Together the retailers have more than 3,150 stores and annual sales of nearly £12bn.

In a statement released to the stock exchange the companies insisted talks were at a "very preliminary stage and there can be no certainty that a transaction will be forthcoming". Shares in Dixons jumped 6% to 50p while Carphone Warehouse was up 2.5% at 308p.

News of the potential merger was revealed on financial blog Betaville with the report stating that talks were at an advanced stage and would result in a shares rather than cash based deal.

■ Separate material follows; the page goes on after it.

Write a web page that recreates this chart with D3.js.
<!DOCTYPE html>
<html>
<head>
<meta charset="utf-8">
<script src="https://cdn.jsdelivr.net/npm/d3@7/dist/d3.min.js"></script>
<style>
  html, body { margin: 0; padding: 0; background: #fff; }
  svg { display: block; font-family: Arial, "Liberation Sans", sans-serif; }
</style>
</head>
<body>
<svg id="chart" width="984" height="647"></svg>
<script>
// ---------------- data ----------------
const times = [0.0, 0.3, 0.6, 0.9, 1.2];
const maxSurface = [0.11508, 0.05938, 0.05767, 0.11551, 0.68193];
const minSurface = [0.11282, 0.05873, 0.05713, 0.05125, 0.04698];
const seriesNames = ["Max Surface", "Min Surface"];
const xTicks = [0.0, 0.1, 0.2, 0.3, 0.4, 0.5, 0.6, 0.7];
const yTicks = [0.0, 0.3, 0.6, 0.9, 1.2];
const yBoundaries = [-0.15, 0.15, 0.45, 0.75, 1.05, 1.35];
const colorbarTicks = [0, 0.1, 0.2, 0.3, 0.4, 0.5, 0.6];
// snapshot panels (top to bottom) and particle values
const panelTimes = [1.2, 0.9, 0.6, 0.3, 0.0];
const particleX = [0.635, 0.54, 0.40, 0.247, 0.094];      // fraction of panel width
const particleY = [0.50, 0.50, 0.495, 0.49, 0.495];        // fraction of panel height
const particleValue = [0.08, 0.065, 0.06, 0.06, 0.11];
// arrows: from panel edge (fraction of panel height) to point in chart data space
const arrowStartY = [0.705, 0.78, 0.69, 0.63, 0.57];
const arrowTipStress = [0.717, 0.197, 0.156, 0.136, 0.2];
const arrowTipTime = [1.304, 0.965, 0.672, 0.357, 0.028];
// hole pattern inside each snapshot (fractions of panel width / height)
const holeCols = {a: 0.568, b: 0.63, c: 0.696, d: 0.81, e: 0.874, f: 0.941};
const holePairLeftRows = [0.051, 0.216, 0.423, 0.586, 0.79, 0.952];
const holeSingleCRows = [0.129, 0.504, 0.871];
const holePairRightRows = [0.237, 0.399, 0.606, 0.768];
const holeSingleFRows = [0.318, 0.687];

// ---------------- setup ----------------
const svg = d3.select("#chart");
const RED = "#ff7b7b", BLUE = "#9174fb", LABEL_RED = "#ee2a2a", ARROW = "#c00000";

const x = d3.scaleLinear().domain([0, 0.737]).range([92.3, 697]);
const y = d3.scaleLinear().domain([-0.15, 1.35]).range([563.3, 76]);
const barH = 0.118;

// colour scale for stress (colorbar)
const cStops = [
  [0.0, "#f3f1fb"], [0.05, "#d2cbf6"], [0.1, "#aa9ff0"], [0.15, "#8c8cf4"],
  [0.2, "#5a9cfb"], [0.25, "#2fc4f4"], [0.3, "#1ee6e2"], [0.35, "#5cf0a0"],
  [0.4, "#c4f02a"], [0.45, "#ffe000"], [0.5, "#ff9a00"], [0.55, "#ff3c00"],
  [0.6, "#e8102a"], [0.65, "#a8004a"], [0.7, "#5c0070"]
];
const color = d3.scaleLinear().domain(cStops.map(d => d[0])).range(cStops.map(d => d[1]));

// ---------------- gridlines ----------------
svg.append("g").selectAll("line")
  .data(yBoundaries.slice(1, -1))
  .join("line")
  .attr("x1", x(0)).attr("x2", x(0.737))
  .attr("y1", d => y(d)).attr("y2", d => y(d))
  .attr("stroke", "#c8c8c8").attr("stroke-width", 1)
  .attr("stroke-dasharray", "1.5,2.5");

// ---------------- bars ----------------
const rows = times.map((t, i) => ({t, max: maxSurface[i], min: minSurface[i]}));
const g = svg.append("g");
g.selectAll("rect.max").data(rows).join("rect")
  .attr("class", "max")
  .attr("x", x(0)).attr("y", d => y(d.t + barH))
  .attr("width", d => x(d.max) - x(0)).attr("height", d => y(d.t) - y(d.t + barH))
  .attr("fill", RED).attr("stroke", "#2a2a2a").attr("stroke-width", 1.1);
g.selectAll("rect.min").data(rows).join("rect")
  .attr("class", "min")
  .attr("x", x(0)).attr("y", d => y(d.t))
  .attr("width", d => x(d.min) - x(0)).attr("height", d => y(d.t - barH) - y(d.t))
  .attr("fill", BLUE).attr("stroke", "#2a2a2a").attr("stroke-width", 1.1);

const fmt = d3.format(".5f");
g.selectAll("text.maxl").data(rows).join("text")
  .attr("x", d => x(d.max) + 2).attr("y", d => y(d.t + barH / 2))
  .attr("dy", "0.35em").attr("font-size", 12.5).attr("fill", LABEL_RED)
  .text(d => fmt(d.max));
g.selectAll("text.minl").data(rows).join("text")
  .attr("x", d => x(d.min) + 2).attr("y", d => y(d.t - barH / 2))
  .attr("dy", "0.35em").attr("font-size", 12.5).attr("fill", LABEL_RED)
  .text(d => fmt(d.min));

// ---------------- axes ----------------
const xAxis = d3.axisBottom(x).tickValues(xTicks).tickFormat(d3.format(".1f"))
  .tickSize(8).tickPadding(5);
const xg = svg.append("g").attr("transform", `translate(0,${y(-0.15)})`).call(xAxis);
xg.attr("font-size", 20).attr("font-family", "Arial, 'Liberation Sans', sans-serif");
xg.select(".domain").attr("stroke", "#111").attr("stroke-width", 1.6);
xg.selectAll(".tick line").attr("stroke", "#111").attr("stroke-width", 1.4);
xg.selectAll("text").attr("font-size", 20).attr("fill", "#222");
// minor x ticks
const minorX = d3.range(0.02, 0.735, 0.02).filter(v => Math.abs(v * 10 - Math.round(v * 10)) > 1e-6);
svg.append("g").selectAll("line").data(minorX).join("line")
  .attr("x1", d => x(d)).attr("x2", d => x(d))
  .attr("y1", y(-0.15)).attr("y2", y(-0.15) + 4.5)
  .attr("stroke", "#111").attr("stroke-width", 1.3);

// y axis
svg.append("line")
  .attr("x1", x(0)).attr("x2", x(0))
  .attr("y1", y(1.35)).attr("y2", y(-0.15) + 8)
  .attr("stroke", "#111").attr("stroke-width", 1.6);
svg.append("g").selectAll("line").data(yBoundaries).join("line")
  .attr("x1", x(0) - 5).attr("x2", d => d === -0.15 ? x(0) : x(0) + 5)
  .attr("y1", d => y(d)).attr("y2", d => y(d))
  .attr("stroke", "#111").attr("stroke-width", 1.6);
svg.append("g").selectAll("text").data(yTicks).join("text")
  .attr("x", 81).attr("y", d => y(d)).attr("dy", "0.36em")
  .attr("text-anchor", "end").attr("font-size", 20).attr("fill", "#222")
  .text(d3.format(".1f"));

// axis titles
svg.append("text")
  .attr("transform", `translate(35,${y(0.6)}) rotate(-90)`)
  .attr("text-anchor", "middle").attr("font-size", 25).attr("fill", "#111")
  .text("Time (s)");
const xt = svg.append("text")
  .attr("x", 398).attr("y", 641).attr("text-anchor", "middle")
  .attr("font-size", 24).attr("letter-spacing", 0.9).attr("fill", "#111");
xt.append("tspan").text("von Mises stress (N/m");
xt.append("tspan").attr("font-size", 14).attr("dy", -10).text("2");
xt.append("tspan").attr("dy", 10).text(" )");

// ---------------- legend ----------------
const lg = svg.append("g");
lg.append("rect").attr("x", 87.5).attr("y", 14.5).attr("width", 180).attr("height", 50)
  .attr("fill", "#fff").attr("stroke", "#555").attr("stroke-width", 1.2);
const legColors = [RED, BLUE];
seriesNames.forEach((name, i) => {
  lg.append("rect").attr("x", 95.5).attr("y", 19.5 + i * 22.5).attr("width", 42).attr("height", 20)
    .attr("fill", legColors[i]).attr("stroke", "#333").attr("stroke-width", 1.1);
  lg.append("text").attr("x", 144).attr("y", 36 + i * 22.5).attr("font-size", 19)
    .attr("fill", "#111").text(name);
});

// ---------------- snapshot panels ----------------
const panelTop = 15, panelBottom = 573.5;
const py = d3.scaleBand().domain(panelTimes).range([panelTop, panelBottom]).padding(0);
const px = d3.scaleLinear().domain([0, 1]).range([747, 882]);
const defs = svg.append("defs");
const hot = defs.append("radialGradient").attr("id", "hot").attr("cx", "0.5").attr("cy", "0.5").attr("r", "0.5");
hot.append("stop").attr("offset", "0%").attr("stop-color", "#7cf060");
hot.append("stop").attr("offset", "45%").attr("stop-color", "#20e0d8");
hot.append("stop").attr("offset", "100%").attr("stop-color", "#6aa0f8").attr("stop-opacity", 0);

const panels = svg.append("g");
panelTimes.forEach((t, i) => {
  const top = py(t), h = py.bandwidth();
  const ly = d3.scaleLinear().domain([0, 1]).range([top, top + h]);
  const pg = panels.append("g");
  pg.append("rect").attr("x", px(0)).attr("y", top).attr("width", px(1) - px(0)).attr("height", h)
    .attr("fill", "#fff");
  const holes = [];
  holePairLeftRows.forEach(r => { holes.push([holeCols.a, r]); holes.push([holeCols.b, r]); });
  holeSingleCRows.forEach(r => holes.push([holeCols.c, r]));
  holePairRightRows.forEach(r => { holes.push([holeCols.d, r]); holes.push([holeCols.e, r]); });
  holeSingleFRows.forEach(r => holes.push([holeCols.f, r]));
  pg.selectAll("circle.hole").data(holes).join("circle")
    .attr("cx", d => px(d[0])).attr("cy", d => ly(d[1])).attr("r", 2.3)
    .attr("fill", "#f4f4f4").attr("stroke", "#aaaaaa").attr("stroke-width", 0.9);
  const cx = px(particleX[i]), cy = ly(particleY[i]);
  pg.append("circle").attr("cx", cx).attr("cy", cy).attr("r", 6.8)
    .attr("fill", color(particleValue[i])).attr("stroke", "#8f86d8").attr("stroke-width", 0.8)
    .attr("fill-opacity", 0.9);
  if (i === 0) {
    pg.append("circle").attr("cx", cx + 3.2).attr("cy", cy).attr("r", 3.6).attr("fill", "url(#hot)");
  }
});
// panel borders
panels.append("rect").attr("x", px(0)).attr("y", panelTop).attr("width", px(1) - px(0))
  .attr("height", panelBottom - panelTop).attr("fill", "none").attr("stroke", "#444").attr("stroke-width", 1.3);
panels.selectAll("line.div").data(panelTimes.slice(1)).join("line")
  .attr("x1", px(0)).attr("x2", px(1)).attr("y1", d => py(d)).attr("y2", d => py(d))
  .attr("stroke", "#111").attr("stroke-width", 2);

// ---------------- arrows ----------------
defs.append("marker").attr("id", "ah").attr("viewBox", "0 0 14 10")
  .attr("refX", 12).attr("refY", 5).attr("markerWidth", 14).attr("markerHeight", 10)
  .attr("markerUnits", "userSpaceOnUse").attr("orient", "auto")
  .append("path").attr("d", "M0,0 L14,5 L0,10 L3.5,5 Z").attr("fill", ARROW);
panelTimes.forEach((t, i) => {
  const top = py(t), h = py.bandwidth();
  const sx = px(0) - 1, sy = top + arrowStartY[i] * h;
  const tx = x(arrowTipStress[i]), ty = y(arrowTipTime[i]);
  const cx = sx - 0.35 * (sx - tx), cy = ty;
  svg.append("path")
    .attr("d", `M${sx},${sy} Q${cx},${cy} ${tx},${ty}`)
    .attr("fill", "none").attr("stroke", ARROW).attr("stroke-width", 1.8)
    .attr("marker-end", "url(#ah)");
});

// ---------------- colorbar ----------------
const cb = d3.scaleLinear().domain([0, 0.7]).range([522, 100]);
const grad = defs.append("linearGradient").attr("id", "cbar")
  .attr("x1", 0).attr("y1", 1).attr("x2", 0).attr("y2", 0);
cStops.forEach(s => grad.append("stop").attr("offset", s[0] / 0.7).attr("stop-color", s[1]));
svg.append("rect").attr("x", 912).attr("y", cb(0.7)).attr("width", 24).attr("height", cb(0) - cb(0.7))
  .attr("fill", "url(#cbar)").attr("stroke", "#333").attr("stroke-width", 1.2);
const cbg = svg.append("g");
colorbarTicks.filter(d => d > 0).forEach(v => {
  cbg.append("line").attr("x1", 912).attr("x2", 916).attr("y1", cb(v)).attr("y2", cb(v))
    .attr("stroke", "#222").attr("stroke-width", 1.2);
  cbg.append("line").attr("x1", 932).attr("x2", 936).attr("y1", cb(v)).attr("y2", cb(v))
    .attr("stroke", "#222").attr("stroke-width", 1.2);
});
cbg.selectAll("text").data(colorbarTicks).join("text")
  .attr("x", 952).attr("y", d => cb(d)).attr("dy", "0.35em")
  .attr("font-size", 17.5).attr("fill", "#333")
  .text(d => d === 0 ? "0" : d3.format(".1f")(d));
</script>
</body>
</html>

Carphone Warehouse, founded by entrepreneur Charles Dunstone in 1989, is the larger of the two retailers with around 2,000 stores in seven countries. Last year Carphone had a turnover of £3.7bn.

On Friday's closing price Carphone had a market capitalisation of £1.8bn while Dixons, led by chief executive Seb James, was valued £1.7bn. According to Betaville Dunstone, who owns 23.4% of Carphone Warehouse, is "enthusiastic" about the proposed merger.

There is likely to be scope for considerable cost cutting if the two businesses are combined. Dixons, with 1,154 stores, employs 31,000 people in 12 countries. Last year the Hemel Hempstead-based group had sales of £8.2bn. Both retailers are grappling with structural changes in their industries as sales move online and manufacturers such as Apple dominate the handset market. Dixons is facing stiff competition from website AO.com, formerly Appliances Online, which is gearing up for a £1.2bn flotation.

"No decision has been reached regarding the structuring of any such merger," said the companies in the joint statement. Under stock market rules the two companies now have until 5pm on 24 March to announce whether the tie-up is going ahead.